D.F. Togerson Award: 3D printing using uranium dioxide
Anil Prasad, Catherine Thiriet, Daniel Cluff, James Crigger, Jeffrey Battersby, Nikolas Kotsios, and Reeghan Osmond
For 3D printing using uranium dioxide.
The “3D Printing using Uranium Dioxide” project is being nominated to acknowledge the exceptional achievement by the fuel development research team of the successful and safe 3D printing using radioactive natural uranium dioxide (UO2). The work is the culmination of several years of dedicated research, which commenced in 2017, and several iterations of development, building upon the 3D printing of other, related, materials including inert zirconia and radioactive thoria.
Conventional nuclear power reactors are fueled using UO2 in the form of cylinders stacked in fuel elements to form fuel bundles.
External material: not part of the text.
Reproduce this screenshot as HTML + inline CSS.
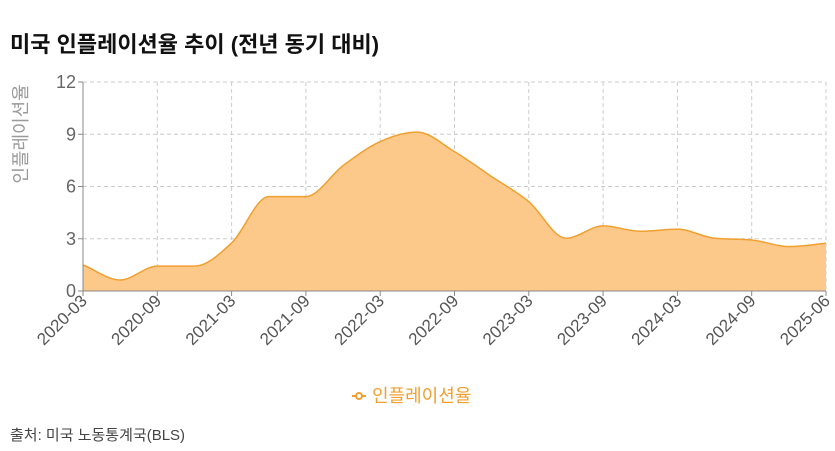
<!DOCTYPE html>
<html><head><meta charset="utf-8"><style>
body{margin:0;background:#fff;width:835px;height:446px;overflow:hidden;font-family:"Liberation Sans","Noto Sans CJK KR",sans-serif}
</style></head><body>
<svg width="835" height="446" xmlns="http://www.w3.org/2000/svg" style="font-family:'Liberation Sans','Noto Sans CJK KR',sans-serif">
<text x="10" y="52" font-size="22" font-weight="bold" fill="#111">미국 인플레이션율 추이 (전년 동기 대비)</text>
<g id="grid"></g>
<g id="series"></g>
<g id="axes"></g>
<text transform="translate(27,134) rotate(-90)" text-anchor="middle" font-size="18" fill="#999">인플레이션율</text>
<g>
<line x1="352" y1="396" x2="366" y2="396" stroke="#f0a030" stroke-width="2"/>
<circle cx="359" cy="396" r="3" fill="#fff" stroke="#f0a030" stroke-width="2"/>
<text x="372" y="402" font-size="18" fill="#f0a030">인플레이션율</text>
</g>
<text x="10" y="440" font-size="15" fill="#444">출처: 미국 노동통계국(BLS)</text>
</svg>
<script>
const categories=["2020-03","2020-06","2020-09","2020-12","2021-03","2021-06","2021-09","2021-12","2022-03","2022-06","2022-09","2022-12","2023-03","2023-06","2023-09","2023-12","2024-03","2024-06","2024-09","2025-01","2025-06"];
const values=[1.5,0.63,1.43,1.43,2.76,5.42,5.42,7.2,8.58,9.12,8.0,6.57,5.13,3.03,3.74,3.43,3.55,3.03,2.93,2.55,2.74];
const yTicks=[0,3,6,9,12];
const xLabelIdx=[0,2,4,6,8,10,12,14,16,18,20];
const NS="http://www.w3.org/2000/svg";
const L=83,R=826,T=82,B=291,yMax=12;
const xs=i=>L+i*(R-L)/(categories.length-1);
const ys=v=>B-v*(B-T)/yMax;
function mk(t,a,p){const e=document.createElementNS(NS,t);for(const k in a)e.setAttribute(k,a[k]);p.appendChild(e);return e;}
const grid=document.getElementById('grid'),axes=document.getElementById('axes'),series=document.getElementById('series');
yTicks.forEach(v=>{
 const g=mk('line',{x1:L,x2:R,y1:ys(v),y2:ys(v),stroke:'#ccc','stroke-dasharray':'4,3'},grid);
 
 
 const t=mk('text',{x:L-7,y:ys(v)+6,'text-anchor':'end','font-size':'18',fill:'#666'},axes);
 t.textContent=v;
 
 
 mk('line',{x1:L-5,x2:L,y1:ys(v),y2:ys(v),stroke:'#888'},axes);
});
xLabelIdx.forEach(i=>{
 const x=xs(i);
 const g=mk('line',{x1:x,x2:x,y1:T,y2:B,stroke:'#ccc','stroke-dasharray':'4,3'},grid);
 
 
 mk('line',{x1:x,x2:x,y1:B,y2:B+5,stroke:'#888'},axes);
 const t=mk('text',{transform:`translate(${x+5},${B+11}) rotate(-45)`,'text-anchor':'end','font-size':'17',fill:'#555'},axes);
 t.textContent=categories[i];
 
 
});
mk('line',{x1:L,x2:L,y1:T,y2:B,stroke:'#888'},axes);
mk('line',{x1:L,x2:R,y1:B,y2:B,stroke:'#888'},axes);
const P=values.map((v,i)=>[xs(i),ys(v)]);
const n=P.length,m=[],s=[];
for(let i=0;i<n-1;i++)s.push((P[i+1][1]-P[i][1])/(P[i+1][0]-P[i][0]));
for(let i=0;i<n;i++){
 if(i==0)m.push(s[0]);else if(i==n-1)m.push(s[n-2]);
 else{ if(s[i-1]*s[i]<=0)m.push(0);else{const h0=P[i][0]-P[i-1][0],h1=P[i+1][0]-P[i][0];const p=(s[i-1]*h1+s[i]*h0)/(h0+h1);m.push((Math.sign(s[i-1])+Math.sign(s[i]))*Math.min(Math.abs(s[i-1]),Math.abs(s[i]),0.5*Math.abs(p)));}}
}
let d=`M${P[0][0]},${P[0][1]}`;
for(let i=0;i<n-1;i++){const h=(P[i+1][0]-P[i][0])/3;d+=`C${P[i][0]+h},${P[i][1]+m[i]*h} ${P[i+1][0]-h},${P[i+1][1]-m[i+1]*h} ${P[i+1][0]},${P[i+1][1]}`;}
const area=mk('path',{d:d+`L${R},${B}L${L},${B}Z`,fill:'#fdc98a',stroke:'none'},series);


const line=mk('path',{d:d,fill:'none',stroke:'#f0a030','stroke-width':'1.5'},series);


</script>
</body></html>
While the cylindrical fuel form has the advantage of ease of production (i.e., the pressing and sintering a right cylinder fuel pellet is an established methodology), a compromise must be met with the temperature gradient experienced across the fuel pellets during operation due to the extremely poor heat conductivity of UO2. With the nuclear industry seeking to increase the reactor coolant temperature to increase efficiency, a new fuel design is required in order to tolerate the increase in operating temperatures. The application of the 3D printing process to create a three-dimensional object layer-by-layer using plastic and a computer-generated design can be applied to the fabrication of nuclear fuel, thereby uncovering a technique that can print new geometries in order to improve the safety and performance of future reactors.